*What is needed*.
Please transcribe the data that follows without the pictures, keeping every word the same.

*Provided material*.
▼▼▼

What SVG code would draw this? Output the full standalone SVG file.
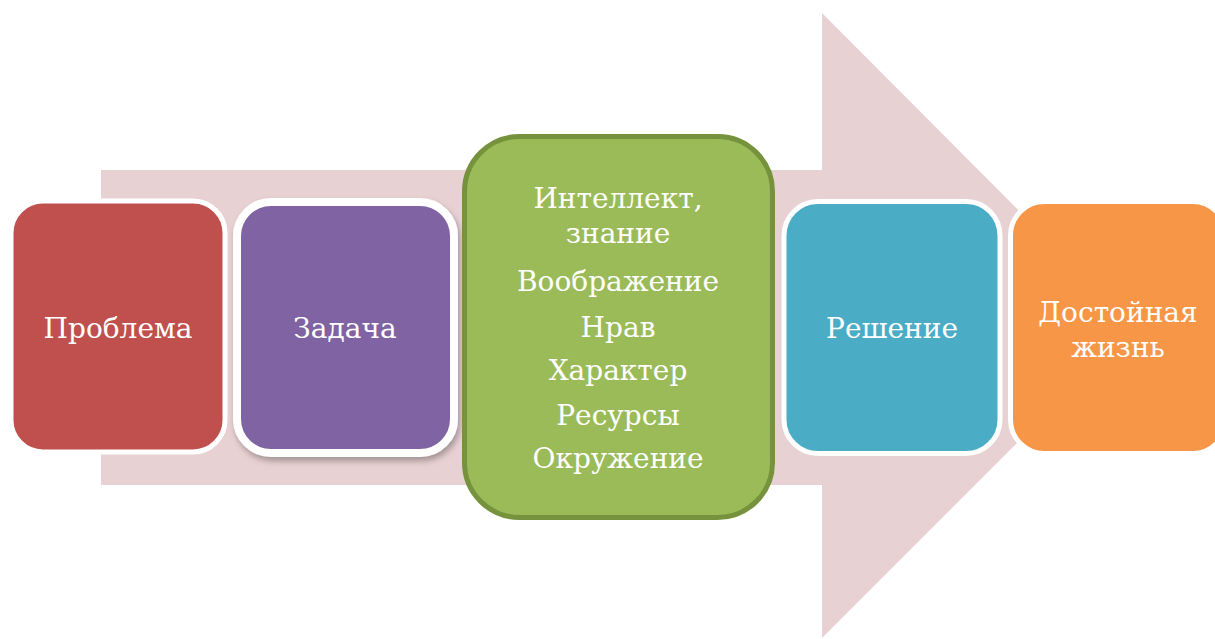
<svg xmlns="http://www.w3.org/2000/svg" width="1215" height="639" viewBox="0 0 1215 639">
<defs>
<style>
.t{font-family:'DejaVu Serif',serif;font-size:28px;fill:#ffffff;text-anchor:middle}
.wb{stroke:#ffffff;stroke-width:5}
</style>
<filter id="sh" x="-10%" y="-10%" width="130%" height="130%">
<feDropShadow dx="2" dy="4" stdDeviation="3" flood-color="#000" flood-opacity="0.3"/>
</filter>
</defs>
<rect width="1215" height="639" fill="#ffffff"/>
<g id="connectors">
<polygon points="101,170 822,170 822,13 1134,326 822,638 822,485 101,485" fill="#e8d1d2"/>
</g>
<g id="n1">
<rect x="11" y="201" width="214" height="251" rx="32" fill="#c0504d" class="wb"/>
<text class="t" x="118" y="338">Проблема</text>
</g>
<g id="n2">
<rect x="237" y="202" width="217" height="251" rx="34" fill="#8064a2" stroke="#ffffff" stroke-width="8" filter="url(#sh)"/>
<text class="t" x="345" y="338">Задача</text>
</g>
<g id="n3">
<rect x="464.5" y="136.5" width="308" height="381" rx="55" fill="#9bbb59" stroke="#76923c" stroke-width="5"/>
<text class="t" x="618" y="208">Интеллект,</text>
<text class="t" x="618" y="243">знание</text>
<text class="t" x="618" y="291">Воображение</text>
<text class="t" x="618" y="337">Нрав</text>
<text class="t" x="618" y="380">Характер</text>
<text class="t" x="618" y="425">Ресурсы</text>
<text class="t" x="618" y="468">Окружение</text>
</g>
<g id="n4">
<rect x="784" y="201.5" width="216" height="252" rx="34" fill="#4bacc6" class="wb"/>
<text class="t" x="892" y="338">Решение</text>
</g>
<g id="n5">
<rect x="1010.5" y="201.5" width="216" height="252" rx="34" fill="#f79646" class="wb"/>
<text class="t" x="1118" y="322">Достойная</text>
<text class="t" x="1118" y="357">жизнь</text>
</g>
</svg>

▲▲▲

*Answer below*.
What SVG code would draw this? Output the full standalone SVG file.
<svg xmlns="http://www.w3.org/2000/svg" width="1215" height="639" viewBox="0 0 1215 639">
<defs>
<style>
.t{font-family:'DejaVu Serif',serif;font-size:28px;fill:#ffffff;text-anchor:middle}
.wb{stroke:#ffffff;stroke-width:5}
</style>
<filter id="sh" x="-10%" y="-10%" width="130%" height="130%">
<feDropShadow dx="2" dy="4" stdDeviation="3" flood-color="#000" flood-opacity="0.3"/>
</filter>
</defs>
<rect width="1215" height="639" fill="#ffffff"/>
<g id="connectors">
<polygon points="101,170 822,170 822,13 1134,326 822,638 822,485 101,485" fill="#e8d1d2"/>
</g>
<g id="n1">
<rect x="11" y="201" width="214" height="251" rx="32" fill="#c0504d" class="wb"/>
<text class="t" x="118" y="338">Проблема</text>
</g>
<g id="n2">
<rect x="237" y="202" width="217" height="251" rx="34" fill="#8064a2" stroke="#ffffff" stroke-width="8" filter="url(#sh)"/>
<text class="t" x="345" y="338">Задача</text>
</g>
<g id="n3">
<rect x="464.5" y="136.5" width="308" height="381" rx="55" fill="#9bbb59" stroke="#76923c" stroke-width="5"/>
<text class="t" x="618" y="208">Интеллект,</text>
<text class="t" x="618" y="243">знание</text>
<text class="t" x="618" y="291">Воображение</text>
<text class="t" x="618" y="337">Нрав</text>
<text class="t" x="618" y="380">Характер</text>
<text class="t" x="618" y="425">Ресурсы</text>
<text class="t" x="618" y="468">Окружение</text>
</g>
<g id="n4">
<rect x="784" y="201.5" width="216" height="252" rx="34" fill="#4bacc6" class="wb"/>
<text class="t" x="892" y="338">Решение</text>
</g>
<g id="n5">
<rect x="1010.5" y="201.5" width="216" height="252" rx="34" fill="#f79646" class="wb"/>
<text class="t" x="1118" y="322">Достойная</text>
<text class="t" x="1118" y="357">жизнь</text>
</g>
</svg>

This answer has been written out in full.